▸ **TASK DIRECTIONS**
Take every line from the first down to the line with "['#0A3D3A', '#FF40A8', '#0062DC', '#9FD1FF', '#E05600'];" and set it down exactly, without the pictures.

*** INFORMATION SUPPLIED

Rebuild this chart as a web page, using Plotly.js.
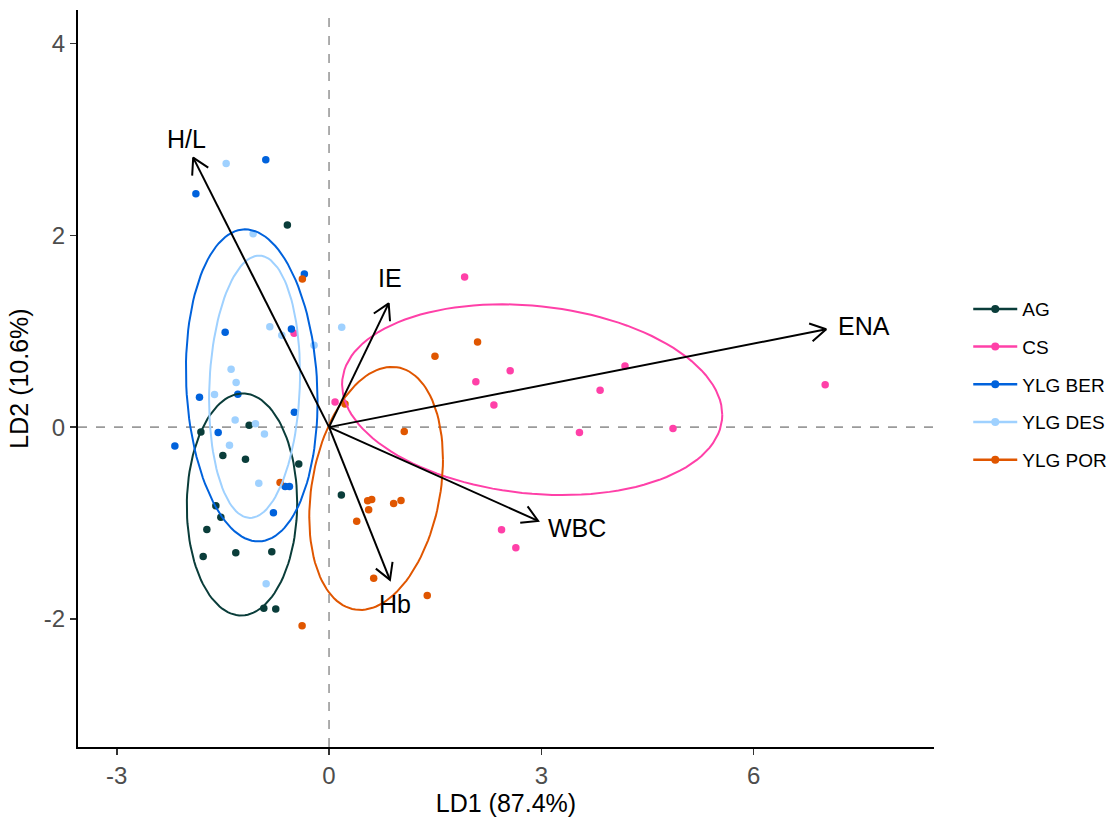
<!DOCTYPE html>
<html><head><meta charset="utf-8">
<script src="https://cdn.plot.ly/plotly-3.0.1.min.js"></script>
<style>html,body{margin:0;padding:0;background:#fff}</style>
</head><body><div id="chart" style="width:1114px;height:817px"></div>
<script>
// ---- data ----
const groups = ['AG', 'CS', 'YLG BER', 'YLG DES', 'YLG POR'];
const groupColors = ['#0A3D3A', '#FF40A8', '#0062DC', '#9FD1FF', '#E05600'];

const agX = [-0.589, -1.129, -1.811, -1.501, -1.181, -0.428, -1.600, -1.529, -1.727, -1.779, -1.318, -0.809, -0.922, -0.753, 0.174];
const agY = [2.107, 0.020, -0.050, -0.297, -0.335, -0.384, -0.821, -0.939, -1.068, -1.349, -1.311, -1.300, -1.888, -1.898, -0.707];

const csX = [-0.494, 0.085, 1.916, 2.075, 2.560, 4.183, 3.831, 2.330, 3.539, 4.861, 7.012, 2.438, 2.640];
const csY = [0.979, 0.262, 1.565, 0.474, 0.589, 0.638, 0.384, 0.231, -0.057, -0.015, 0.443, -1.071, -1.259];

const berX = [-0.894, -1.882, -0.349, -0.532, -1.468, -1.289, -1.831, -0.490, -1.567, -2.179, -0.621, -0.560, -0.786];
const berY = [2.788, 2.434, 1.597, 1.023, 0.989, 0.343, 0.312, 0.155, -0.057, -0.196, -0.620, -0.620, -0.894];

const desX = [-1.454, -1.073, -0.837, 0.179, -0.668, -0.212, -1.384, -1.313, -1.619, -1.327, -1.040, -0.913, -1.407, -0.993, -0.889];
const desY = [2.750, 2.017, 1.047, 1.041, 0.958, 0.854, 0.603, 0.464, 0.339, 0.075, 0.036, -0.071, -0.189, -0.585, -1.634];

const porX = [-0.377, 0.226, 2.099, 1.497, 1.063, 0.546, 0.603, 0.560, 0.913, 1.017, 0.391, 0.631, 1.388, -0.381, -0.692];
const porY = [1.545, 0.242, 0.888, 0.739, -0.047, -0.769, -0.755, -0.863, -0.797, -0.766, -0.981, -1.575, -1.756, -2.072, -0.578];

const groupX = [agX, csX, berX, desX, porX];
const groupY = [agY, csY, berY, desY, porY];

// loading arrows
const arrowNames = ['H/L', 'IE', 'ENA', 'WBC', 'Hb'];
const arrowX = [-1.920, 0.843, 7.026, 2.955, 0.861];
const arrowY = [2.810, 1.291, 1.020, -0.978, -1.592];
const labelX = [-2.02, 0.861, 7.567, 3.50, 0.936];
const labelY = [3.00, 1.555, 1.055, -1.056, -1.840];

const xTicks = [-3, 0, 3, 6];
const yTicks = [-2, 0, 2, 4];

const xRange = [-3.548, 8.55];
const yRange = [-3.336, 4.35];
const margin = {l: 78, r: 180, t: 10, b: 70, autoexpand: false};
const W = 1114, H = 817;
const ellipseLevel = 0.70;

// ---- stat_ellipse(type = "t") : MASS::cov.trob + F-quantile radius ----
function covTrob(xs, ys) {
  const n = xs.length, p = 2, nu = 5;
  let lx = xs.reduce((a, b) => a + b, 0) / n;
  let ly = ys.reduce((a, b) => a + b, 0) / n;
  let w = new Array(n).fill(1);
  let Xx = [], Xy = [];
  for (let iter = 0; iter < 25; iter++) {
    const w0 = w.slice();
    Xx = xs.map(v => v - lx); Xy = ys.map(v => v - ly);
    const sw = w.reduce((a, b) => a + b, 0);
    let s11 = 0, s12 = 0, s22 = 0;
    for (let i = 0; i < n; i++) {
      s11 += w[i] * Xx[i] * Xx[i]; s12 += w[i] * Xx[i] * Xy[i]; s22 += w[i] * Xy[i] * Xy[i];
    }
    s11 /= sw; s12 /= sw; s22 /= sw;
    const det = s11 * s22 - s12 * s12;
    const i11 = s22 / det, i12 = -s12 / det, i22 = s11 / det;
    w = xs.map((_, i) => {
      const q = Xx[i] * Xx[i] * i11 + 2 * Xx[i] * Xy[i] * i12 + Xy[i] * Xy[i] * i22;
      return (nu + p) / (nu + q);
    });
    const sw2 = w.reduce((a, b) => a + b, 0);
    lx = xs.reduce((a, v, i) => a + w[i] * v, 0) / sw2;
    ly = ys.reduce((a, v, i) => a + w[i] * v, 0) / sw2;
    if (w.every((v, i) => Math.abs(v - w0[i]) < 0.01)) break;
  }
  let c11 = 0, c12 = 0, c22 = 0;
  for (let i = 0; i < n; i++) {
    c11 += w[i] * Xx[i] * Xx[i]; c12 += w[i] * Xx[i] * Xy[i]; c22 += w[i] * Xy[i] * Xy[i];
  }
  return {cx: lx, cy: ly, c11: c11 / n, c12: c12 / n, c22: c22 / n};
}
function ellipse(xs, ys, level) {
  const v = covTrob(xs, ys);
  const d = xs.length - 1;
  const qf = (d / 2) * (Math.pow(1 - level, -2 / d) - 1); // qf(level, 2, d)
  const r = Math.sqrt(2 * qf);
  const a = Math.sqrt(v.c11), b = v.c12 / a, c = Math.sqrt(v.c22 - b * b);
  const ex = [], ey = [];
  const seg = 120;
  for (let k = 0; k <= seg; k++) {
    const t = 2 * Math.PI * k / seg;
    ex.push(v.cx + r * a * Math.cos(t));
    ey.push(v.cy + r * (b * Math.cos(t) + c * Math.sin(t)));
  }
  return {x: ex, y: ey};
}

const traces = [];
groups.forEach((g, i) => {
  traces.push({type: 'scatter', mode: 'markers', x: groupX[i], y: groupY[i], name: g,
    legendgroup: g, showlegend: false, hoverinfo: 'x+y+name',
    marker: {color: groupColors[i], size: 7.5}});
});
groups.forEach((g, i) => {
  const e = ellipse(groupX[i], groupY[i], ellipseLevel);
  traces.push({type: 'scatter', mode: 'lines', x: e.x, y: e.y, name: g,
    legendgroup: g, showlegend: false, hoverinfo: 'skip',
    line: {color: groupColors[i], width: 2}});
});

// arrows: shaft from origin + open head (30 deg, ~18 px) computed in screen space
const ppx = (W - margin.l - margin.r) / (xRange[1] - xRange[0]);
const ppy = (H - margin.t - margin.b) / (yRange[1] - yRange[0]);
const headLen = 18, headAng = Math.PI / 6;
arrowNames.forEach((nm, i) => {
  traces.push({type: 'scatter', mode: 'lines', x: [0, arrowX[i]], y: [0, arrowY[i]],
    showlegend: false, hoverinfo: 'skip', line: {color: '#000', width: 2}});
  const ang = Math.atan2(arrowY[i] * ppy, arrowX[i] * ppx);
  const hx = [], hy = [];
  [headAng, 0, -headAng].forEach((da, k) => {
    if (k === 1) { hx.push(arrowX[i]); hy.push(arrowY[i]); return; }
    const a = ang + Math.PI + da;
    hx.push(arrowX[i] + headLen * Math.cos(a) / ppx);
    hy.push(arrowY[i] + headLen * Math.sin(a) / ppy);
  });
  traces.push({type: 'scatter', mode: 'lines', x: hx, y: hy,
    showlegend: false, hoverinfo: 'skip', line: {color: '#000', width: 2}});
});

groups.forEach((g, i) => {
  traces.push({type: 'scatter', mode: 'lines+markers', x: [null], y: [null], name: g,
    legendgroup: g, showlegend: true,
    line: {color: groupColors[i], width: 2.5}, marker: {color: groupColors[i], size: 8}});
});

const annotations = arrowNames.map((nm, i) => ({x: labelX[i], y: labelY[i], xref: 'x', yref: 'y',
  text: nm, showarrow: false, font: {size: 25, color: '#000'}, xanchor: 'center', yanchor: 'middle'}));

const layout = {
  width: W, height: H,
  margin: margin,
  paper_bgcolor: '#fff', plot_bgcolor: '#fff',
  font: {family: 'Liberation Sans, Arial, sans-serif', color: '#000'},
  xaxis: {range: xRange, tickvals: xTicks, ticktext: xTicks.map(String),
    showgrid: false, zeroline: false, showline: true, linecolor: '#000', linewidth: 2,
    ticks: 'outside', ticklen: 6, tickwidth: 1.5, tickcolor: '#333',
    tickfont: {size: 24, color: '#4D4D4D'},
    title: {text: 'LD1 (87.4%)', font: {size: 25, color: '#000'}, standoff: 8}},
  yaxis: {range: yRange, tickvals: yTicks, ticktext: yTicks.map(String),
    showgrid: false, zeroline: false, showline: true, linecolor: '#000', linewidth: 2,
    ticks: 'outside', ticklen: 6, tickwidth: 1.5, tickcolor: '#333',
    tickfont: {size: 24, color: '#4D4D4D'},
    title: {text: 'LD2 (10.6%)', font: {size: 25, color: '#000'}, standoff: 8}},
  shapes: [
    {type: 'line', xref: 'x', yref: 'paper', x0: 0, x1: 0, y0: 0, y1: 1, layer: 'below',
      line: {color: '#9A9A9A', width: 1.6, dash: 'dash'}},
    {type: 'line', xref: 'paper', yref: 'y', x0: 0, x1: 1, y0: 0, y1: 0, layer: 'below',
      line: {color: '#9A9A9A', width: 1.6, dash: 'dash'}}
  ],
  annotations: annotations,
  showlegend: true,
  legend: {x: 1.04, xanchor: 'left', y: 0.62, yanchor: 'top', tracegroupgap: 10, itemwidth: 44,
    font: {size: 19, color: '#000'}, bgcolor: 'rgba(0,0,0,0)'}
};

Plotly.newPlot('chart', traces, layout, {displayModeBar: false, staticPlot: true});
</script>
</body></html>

******

▸ **ANSWER TO THE EXERCISE**
Rebuild this chart as a web page, using Plotly.js.
<!DOCTYPE html>
<html><head><meta charset="utf-8">
<script src="https://cdn.plot.ly/plotly-3.0.1.min.js"></script>
<style>html,body{margin:0;padding:0;background:#fff}</style>
</head><body><div id="chart" style="width:1114px;height:817px"></div>
<script>
// ---- data ----
const groups = ['AG', 'CS', 'YLG BER', 'YLG DES', 'YLG POR'];
const groupColors = ['#0A3D3A', '#FF40A8', '#0062DC', '#9FD1FF', '#E05600'];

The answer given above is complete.